I used to be quite good at Space Invaders, but that was clearly a long time ago. My nearest clinic is in Carlisle, but the best I could get on “Book A Vaccine” was Grasmere pharmacy a week on Sunday.
Still, it’ll be a nice day out as long as it doesn’t rain.
YOU SAY TOMARTO
Are you looking forward to the new series of Line of Duty, which starts on Sunday night?
Do you think that affable Superintendent Ted Hastings is “H”? Or, like his AC-12 colleague DI Kate Fleming, do you think he is “Haitch”?
Throughout the series, as in real life, the way Kate says this particular letter has been a source of intense irritation for me. Call me a pedant but “Haitch” is up there with “mischievious” and “lacksadaisical” in the list of verbal tics which set my teeth on edge.
I mean, if the police can’t get their basic pronounciation right then what hope is there for the rest of us?
Her days as supreme leader of Scotland may be numbered, but I won’t hear a word against Nicola Sturgeon after her decision to lift restrictions and re-open the church hall in Gretna on April 4, thereby allowing my band Reiver to resume rehearsals after three months’ enforced hiatus.
Even so, it may be cutting it fine. More than a year since we were founded in lockdown, it looks like we’ve finally got a gig.

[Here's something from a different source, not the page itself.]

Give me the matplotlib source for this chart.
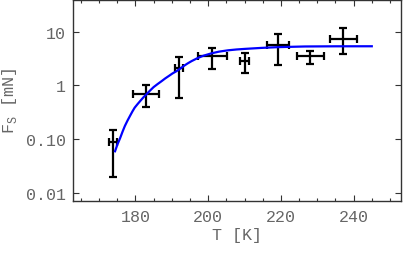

Next step: get some songs.
Undercooked or not, the farmer’s market at Dumfries on May 8 is the place to be if you want to see North Cumbria and South-West Scotland’s premier five-piece covers band in action.
Will Nicola still be in power then? If not, then her fall will have been spectacular.
Then again fate has a way of dealing with even the most impregnable leaders.
Take John Magufuli, president of Tanzania since 2015. A fervent Covid-19 sceptic who believed prayer was more effective than vaccines, he had just secured another uncontested five years in power when he died this week aged 61, most probably of Covid-19.
As someone who attempts to earn a crust from writing, I’ve always fully subscribed to Gore Vidal’s maxim: “Whenever a friend succeeds, a little something in me dies.”
The same does not apply to little sisters, however. This week Lucie Brownlee won a prestigious nationwide sit-com writing competition and for now I could not be prouder. The recognition is more than well deserved, and she is a star in the making.
(This fraternal goodwill will quickly wear off, of course, and when it does I’ll be suing for my share of the intellectual property rights along with the rest of the family.)